→ **GIVEN INSTRUCTION**
Copy all of the material exactly. Pictures are not to appear in the copy.

>> START DATA SHOWN

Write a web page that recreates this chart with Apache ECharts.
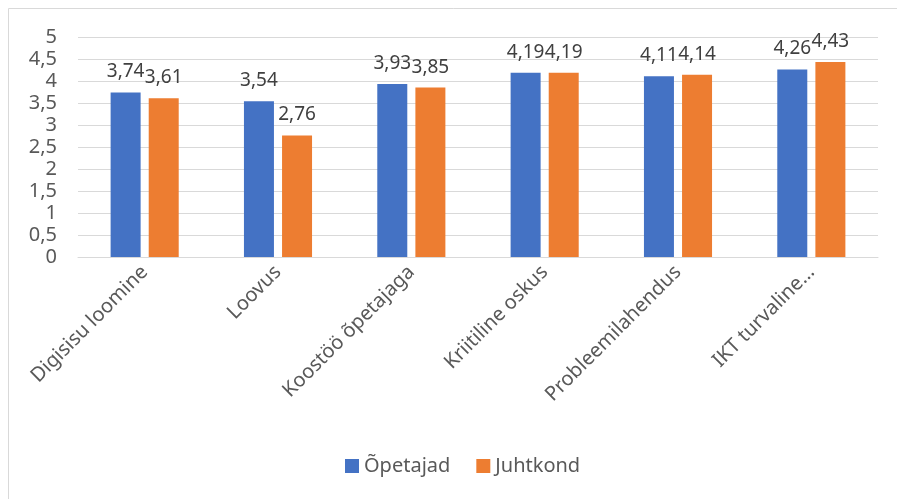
<!DOCTYPE html>
<html>
<head>
<meta charset="utf-8">
<script src="https://cdn.jsdelivr.net/npm/echarts@6/dist/echarts.min.js"></script>
<style>
  html, body { margin: 0; padding: 0; background: #fff; }
  #chart { width: 897px; height: 499px; }
</style>
</head>
<body>
<div id="chart"></div>
<script>
// Skill categories and the average scores of both groups
const categories = ['Digisisu loomine', 'Loovus', 'Koostöö õpetajaga', 'Kriitiline oskus', 'Probleemilahendus', 'IKT turvaline…'];
const teachers = [3.74, 3.54, 3.93, 4.19, 4.11, 4.26];
const leaders = [3.61, 2.76, 3.85, 4.19, 4.14, 4.43];
const seriesNames = ['Õpetajad', 'Juhtkond'];

const FONT = '"Noto Sans", "Open Sans", sans-serif';
const fmt = v => String(v).replace('.', ',');

const chart = echarts.init(document.getElementById('chart'), null, { renderer: 'canvas' });

function barSeries(name, data, color) {
  return {
    name: name,
    type: 'bar',
    data: data,
    barWidth: 30,
    barGap: '27%',
    itemStyle: { color: color },
    label: {
      show: true,
      position: 'top',
      distance: 11,
      color: '#404040',
      fontFamily: FONT,
      fontSize: 19,
      formatter: p => fmt(p.value)
    }
  };
}

chart.setOption({
  animation: false,
  graphic: [{
    type: 'rect',
    shape: { x: 8.5, y: 8.5, width: 900, height: 500 },
    style: { fill: 'none', stroke: '#d9d9d9', lineWidth: 1 },
    silent: true
  }],
  grid: { left: 78, right: 19, top: 37, bottom: 242, containLabel: false },
  legend: {
    data: seriesNames,
    bottom: 18,
    left: 340,
    itemWidth: 14,
    itemHeight: 14,
    itemGap: 26,
    icon: 'rect',
    textStyle: { color: '#595959', fontFamily: FONT, fontSize: 20 }
  },
  xAxis: {
    type: 'category',
    data: categories,
    axisLine: { lineStyle: { color: '#d9d9d9', width: 1 } },
    axisTick: { show: false },
    axisLabel: {
      rotate: 45,
      interval: 0,
      margin: 12,
      color: '#595959',
      fontFamily: FONT,
      fontSize: 20
    }
  },
  yAxis: {
    type: 'value',
    min: 0,
    max: 5,
    interval: 0.5,
    axisLine: { show: false },
    axisTick: { show: false },
    splitLine: { lineStyle: { color: '#d9d9d9', width: 1 } },
    axisLabel: {
      margin: 21,
      color: '#595959',
      fontFamily: FONT,
      fontSize: 20,
      formatter: v => fmt(v)
    }
  },
  series: [
    barSeries(seriesNames[0], teachers, '#4472c4'),
    barSeries(seriesNames[1], leaders, '#ed7d31')
  ]
});
</script>
</body>
</html>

>> END DATA SHOWN

→ **TASK OUTPUT**
Write a web page that recreates this chart with Apache ECharts.
<!DOCTYPE html>
<html>
<head>
<meta charset="utf-8">
<script src="https://cdn.jsdelivr.net/npm/echarts@6/dist/echarts.min.js"></script>
<style>
  html, body { margin: 0; padding: 0; background: #fff; }
  #chart { width: 897px; height: 499px; }
</style>
</head>
<body>
<div id="chart"></div>
<script>
// Skill categories and the average scores of both groups
const categories = ['Digisisu loomine', 'Loovus', 'Koostöö õpetajaga', 'Kriitiline oskus', 'Probleemilahendus', 'IKT turvaline…'];
const teachers = [3.74, 3.54, 3.93, 4.19, 4.11, 4.26];
const leaders = [3.61, 2.76, 3.85, 4.19, 4.14, 4.43];
const seriesNames = ['Õpetajad', 'Juhtkond'];

const FONT = '"Noto Sans", "Open Sans", sans-serif';
const fmt = v => String(v).replace('.', ',');

const chart = echarts.init(document.getElementById('chart'), null, { renderer: 'canvas' });

function barSeries(name, data, color) {
  return {
    name: name,
    type: 'bar',
    data: data,
    barWidth: 30,
    barGap: '27%',
    itemStyle: { color: color },
    label: {
      show: true,
      position: 'top',
      distance: 11,
      color: '#404040',
      fontFamily: FONT,
      fontSize: 19,
      formatter: p => fmt(p.value)
    }
  };
}

chart.setOption({
  animation: false,
  graphic: [{
    type: 'rect',
    shape: { x: 8.5, y: 8.5, width: 900, height: 500 },
    style: { fill: 'none', stroke: '#d9d9d9', lineWidth: 1 },
    silent: true
  }],
  grid: { left: 78, right: 19, top: 37, bottom: 242, containLabel: false },
  legend: {
    data: seriesNames,
    bottom: 18,
    left: 340,
    itemWidth: 14,
    itemHeight: 14,
    itemGap: 26,
    icon: 'rect',
    textStyle: { color: '#595959', fontFamily: FONT, fontSize: 20 }
  },
  xAxis: {
    type: 'category',
    data: categories,
    axisLine: { lineStyle: { color: '#d9d9d9', width: 1 } },
    axisTick: { show: false },
    axisLabel: {
      rotate: 45,
      interval: 0,
      margin: 12,
      color: '#595959',
      fontFamily: FONT,
      fontSize: 20
    }
  },
  yAxis: {
    type: 'value',
    min: 0,
    max: 5,
    interval: 0.5,
    axisLine: { show: false },
    axisTick: { show: false },
    splitLine: { lineStyle: { color: '#d9d9d9', width: 1 } },
    axisLabel: {
      margin: 21,
      color: '#595959',
      fontFamily: FONT,
      fontSize: 20,
      formatter: v => fmt(v)
    }
  },
  series: [
    barSeries(seriesNames[0], teachers, '#4472c4'),
    barSeries(seriesNames[1], leaders, '#ed7d31')
  ]
});
</script>
</body>
</html>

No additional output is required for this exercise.